We have poverty-stricken families who are relying upon charity for their food – almost a million this year as estimates go.  They’re eating canned and dried foods which, for the most part, wouldn’t recognise a vitamin if it exploded in them.  Foodbanks won’t take fresh vegetables because they have no way to store them and keep them fresh.  Likewise frozen foods and meats – the FB’s don;t have the wherewithal to pay for electricity costs.  Malnutrition, and the risk of diseases associated with it, is therefore bound to increase in line with the increasing use of these charitable outlets.

It has long been known that a child who has eaten an adequate breakfast will outperform one who has not, in terms of educational achievement.  It is therefore logical to state that the same rule must apply to the quality of work turned out by an employee.  One who cannot afford an adequate breakfast, such as a workfarer who receives only the usual benefit allowance and has the added burden of fares to and from the placement on top of everything else that he was trying to pay before, is not going to perform as well as an employee whose wage has been calculated to allow him to attend that place of work with a full belly.  It follows, therefore, that the government’s active creation of poverty – via sanctions, for example – is actually undermining the economic recovery process, for the sake of scoring political Smartie points and nothing else, and that providing the less well-off with the support that their situations require would actually speed up and bolster the recovery process. The need for the government to be seen to be doing well at reducing unemployment has been proven time and time again by the repeated pre-scripted lies – the parrot phrases – that have been pushed into the press by the DWP since 2011.
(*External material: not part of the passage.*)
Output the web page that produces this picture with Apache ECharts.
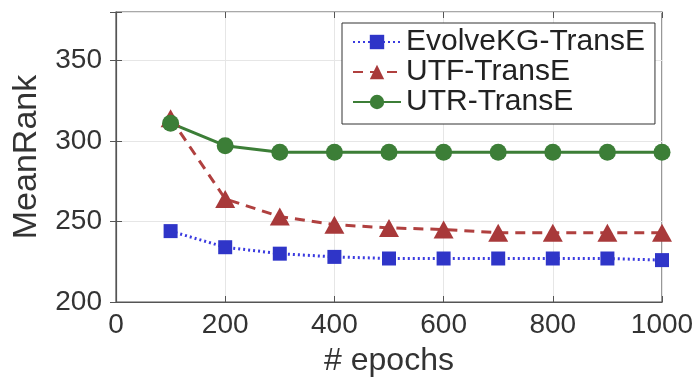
<!DOCTYPE html>
<html>
<head>
<meta charset="utf-8">
<script src="https://cdn.jsdelivr.net/npm/echarts@6/dist/echarts.min.js"></script>
<style>
  html, body { margin: 0; padding: 0; background: #fff; }
  #chart { width: 698px; height: 378px; }
</style>
</head>
<body>
<div id="chart"></div>
<script>
// epochs on the x axis
var epochs = [100, 200, 300, 400, 500, 600, 700, 800, 900, 1000]
// MeanRank per method
var evolveKG = [244, 234, 230, 228, 227, 227, 227, 227, 227, 226]
var utf = [314, 264, 253, 248, 246, 245, 243, 243, 243, 243]
var utr = [311, 297, 293, 293, 293, 293, 293, 293, 293, 293]

function pairs (ys) {
  return epochs.map(function (x, i) { return [x, ys[i]] })
}

var font = 'Liberation Sans, Arial, Helvetica, sans-serif'
var axisColor = '#555'
var chart = echarts.init(document.getElementById('chart'))

// mirrored axes only draw the small inner ticks on top / right
var mirrorX = {
  type: 'value', position: 'top', min: 0, max: 1000, interval: 200,
  axisLine: { show: false },
  axisTick: { inside: true, length: 6, lineStyle: { color: axisColor } },
  axisLabel: { show: false },
  splitLine: { show: false }
}
var mirrorY = {
  type: 'value', position: 'right', min: 200, max: 380, interval: 50,
  axisLine: { show: false },
  axisTick: { show: true, inside: true, length: 6, lineStyle: { color: axisColor } },
  axisLabel: { show: false },
  splitLine: { show: false }
}

var option = {
  animation: false,
  grid: {
    left: 116,
    right: 36,
    top: 12,
    bottom: 76,
    outerBoundsMode: 'none',
    containLabel: false,
    show: true,
    borderColor: axisColor,
    borderWidth: 1.2
  },
  legend: {
    orient: 'vertical',
    left: 342,
    top: 23,
    padding: [4, 10, 7, 10],
    itemGap: 0,
    itemWidth: 48,
    itemHeight: 18,
    backgroundColor: '#fff',
    borderColor: '#333',
    borderWidth: 1,
    textStyle: { fontFamily: font, fontSize: 30, lineHeight: 30, color: '#222' },
    data: ['EvolveKG-TransE', 'UTF-TransE', 'UTR-TransE']
  },
  xAxis: [{
    type: 'value',
    min: 0,
    max: 1000,
    interval: 200,
    name: '# epochs',
    nameLocation: 'middle',
    nameGap: 43,
    nameTextStyle: { fontFamily: font, fontSize: 32, color: '#333' },
    axisLine: { lineStyle: { color: axisColor, width: 1.2 } },
    axisTick: { inside: true, length: 6, lineStyle: { color: axisColor } },
    axisLabel: {
      fontFamily: font, fontSize: 28, color: '#333', margin: 9,
      formatter: function (v) { return String(v) }
    },
    splitLine: { show: true, lineStyle: { color: '#e6e6e6' } }
  }, mirrorX],
  yAxis: [{
    type: 'value',
    min: 200,
    max: 380,
    interval: 50,
    name: 'MeanRank',
    nameLocation: 'middle',
    nameGap: 72,
    nameTextStyle: { fontFamily: font, fontSize: 34, color: '#333' },
    axisLine: { show: true, lineStyle: { color: axisColor, width: 1.2 } },
    axisTick: { show: true, inside: true, length: 6, lineStyle: { color: axisColor } },
    axisLabel: {
      fontFamily: font, fontSize: 28, color: '#333', margin: 14,
      formatter: function (v) { return v % 50 === 0 ? String(v) : '' }
    },
    splitLine: { show: true, lineStyle: { color: '#e6e6e6' } }
  }, mirrorY],
  series: [
    {
      name: 'EvolveKG-TransE',
      type: 'line',
      data: pairs(evolveKG),
      symbol: 'rect',
      symbolSize: 14,
      itemStyle: { color: '#2f35c8' },
      lineStyle: { color: '#3a3ae0', width: 3, type: [2, 3] }
    },
    {
      name: 'UTF-TransE',
      type: 'line',
      data: pairs(utf),
      symbol: 'triangle',
      symbolSize: [20, 18],
      itemStyle: { color: '#a8393a' },
      lineStyle: { color: '#b0403f', width: 3, type: [10, 7] }
    },
    {
      name: 'UTR-TransE',
      type: 'line',
      data: pairs(utr),
      symbol: 'circle',
      symbolSize: 17,
      itemStyle: { color: '#3c7e37' },
      lineStyle: { color: '#3c7e37', width: 3 }
    }
  ]
}
chart.setOption(option)
</script>
</body>
</html>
One might argue that the programme of innoculations that children are required to undergo will stave off the problem of major disease epidemics becoming reality, yet the facts dispute this.  Scarlet fever is on the rise; ricketts has shown up in several areas of the UK; smallpox has recently been proven not to be a dead disease in certain parts of the regularly visited world.  Interestingly, from Defoe’s Journal Of the Plague Year, it can be inferred that bubonic plague and smallpox appear to attack in league with one another, so one has to wonder if this explains the aforementioned flurry of interest in the former.  Maybe the BP can only succeed if the immune system is first run down by a smallpox attack that the body manages to counter?  In these days of air travel the transmission of smallpox, back into a nation which has for years believed itself safe from it, would not be at all difficult.  We all carry diseases, on our skins, in the fibres of our clothing, in our hair.  With the tendency these days to wash clothing at low temperatures, the likelihood of diseases in the fibres being eliminated has decreased considerably.  With this in mind, the question must be asked: how long will it be before polio returns to the UK?
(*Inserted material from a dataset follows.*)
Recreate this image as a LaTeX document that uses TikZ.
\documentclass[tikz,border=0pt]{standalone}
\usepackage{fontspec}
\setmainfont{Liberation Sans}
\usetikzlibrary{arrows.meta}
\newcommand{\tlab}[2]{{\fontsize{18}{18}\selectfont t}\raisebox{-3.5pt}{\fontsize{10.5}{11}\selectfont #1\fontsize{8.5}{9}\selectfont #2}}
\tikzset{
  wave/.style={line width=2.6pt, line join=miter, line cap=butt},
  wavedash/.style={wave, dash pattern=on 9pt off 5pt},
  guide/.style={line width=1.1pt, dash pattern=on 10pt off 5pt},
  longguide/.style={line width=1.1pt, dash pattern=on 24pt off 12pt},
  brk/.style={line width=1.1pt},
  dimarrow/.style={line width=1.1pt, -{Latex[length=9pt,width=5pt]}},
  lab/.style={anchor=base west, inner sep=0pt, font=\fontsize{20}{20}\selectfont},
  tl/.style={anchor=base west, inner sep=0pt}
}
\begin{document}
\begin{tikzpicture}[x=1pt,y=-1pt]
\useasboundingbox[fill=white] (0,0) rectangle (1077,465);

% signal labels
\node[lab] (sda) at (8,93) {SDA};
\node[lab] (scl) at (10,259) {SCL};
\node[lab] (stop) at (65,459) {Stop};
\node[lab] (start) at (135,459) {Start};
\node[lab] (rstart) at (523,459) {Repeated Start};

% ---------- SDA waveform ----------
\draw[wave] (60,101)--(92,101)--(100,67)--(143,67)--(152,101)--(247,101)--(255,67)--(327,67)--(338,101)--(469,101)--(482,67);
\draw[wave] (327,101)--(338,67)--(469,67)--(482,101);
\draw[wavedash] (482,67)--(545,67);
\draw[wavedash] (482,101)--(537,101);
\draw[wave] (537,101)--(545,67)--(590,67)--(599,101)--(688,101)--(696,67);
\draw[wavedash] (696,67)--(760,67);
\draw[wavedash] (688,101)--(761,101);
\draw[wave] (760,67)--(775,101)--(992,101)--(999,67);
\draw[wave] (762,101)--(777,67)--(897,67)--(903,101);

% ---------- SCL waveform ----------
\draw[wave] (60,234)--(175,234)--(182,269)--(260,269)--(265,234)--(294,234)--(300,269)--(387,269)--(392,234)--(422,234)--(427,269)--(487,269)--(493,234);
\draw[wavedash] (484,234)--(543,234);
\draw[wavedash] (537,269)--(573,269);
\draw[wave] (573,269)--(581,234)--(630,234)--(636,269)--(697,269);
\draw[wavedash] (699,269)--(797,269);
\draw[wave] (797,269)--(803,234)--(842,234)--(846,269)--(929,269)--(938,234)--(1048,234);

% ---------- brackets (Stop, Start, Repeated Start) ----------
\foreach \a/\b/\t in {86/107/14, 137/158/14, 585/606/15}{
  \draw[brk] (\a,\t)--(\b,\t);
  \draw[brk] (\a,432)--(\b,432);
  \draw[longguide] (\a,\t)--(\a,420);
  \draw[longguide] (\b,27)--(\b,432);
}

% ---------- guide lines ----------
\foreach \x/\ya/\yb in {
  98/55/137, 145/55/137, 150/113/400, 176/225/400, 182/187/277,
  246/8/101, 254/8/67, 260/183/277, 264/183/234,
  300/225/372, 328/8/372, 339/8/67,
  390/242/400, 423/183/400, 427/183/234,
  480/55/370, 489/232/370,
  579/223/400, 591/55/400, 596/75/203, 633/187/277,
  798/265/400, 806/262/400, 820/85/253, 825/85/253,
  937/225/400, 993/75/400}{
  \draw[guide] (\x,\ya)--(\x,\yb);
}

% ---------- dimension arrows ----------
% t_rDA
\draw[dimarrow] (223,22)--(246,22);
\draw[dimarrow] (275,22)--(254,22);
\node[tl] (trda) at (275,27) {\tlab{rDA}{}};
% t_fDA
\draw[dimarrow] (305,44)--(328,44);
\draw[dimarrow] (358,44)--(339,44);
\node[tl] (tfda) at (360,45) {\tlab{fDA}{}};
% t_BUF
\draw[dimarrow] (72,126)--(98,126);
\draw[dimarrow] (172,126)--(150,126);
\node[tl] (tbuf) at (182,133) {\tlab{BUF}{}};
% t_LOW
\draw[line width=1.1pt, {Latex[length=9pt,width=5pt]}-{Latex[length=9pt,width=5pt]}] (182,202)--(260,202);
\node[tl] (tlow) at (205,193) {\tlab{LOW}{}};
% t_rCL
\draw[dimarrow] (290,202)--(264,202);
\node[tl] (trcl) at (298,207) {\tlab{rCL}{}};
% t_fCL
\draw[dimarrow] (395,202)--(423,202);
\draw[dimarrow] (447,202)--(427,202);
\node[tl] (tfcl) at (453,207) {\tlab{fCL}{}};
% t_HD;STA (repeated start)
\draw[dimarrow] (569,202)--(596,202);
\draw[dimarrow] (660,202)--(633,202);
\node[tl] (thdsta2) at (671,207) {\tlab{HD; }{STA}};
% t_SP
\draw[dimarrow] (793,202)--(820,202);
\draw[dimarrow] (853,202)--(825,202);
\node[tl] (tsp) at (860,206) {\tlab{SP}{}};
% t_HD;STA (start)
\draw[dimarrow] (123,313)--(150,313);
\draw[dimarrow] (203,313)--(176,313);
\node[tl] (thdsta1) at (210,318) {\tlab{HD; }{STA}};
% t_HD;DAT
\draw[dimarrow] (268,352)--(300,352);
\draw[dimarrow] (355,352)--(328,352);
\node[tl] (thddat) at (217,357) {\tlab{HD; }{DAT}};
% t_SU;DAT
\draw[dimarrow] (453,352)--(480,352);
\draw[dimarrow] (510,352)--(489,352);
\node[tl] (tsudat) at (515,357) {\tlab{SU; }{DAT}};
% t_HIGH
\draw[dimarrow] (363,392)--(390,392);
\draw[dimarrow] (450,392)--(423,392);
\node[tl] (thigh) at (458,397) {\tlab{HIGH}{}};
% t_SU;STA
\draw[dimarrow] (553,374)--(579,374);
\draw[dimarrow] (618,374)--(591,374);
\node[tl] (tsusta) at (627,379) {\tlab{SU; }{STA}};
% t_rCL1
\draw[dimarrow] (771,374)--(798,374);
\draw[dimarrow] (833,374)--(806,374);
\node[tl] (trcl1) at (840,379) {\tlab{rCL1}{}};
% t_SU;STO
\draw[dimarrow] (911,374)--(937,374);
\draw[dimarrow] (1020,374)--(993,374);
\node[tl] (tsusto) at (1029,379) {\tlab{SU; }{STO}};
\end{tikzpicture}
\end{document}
Whether or not there will be a major outbreak of a capital disease, such as polio or even measles, before the end of this Parliamentary term remains to be seen.  What is clear, though, is that this government MUST STOP adding fuel to the fire before it does become uncontrollable.  Children from impoverished backgrounds attend the same schools as those from better-off homes, and kids are notorious for picking up all manner of coughs, sniffles and runny tummies and passing them on to adults who never have booster jabs unless they’re going abroad on holiday.  The rate of dispersal of a potentially devastating epidemic is standing ready to be phenomenal.  Not only that, of course, but there are a growing number of parents who refuse, point blank, to have their children immunised because they have grounds to hold a deep distrust of the type of vaccinations now being offered.

We are sitting on a ticking time bomb whose components are made all over the world.  Will this government wake up and realise this or, as with the floods, will there be an ill co-ordinated rush to control the damage once it’s been done, with those who must answer for the problem hiding in COBRA meetings again?

I would appreciate it if this article was not passed to Public Health England.  The response from them to my last email was so poorly researched that it was not worth the micro-volt of energy that it took to be transmitted to me.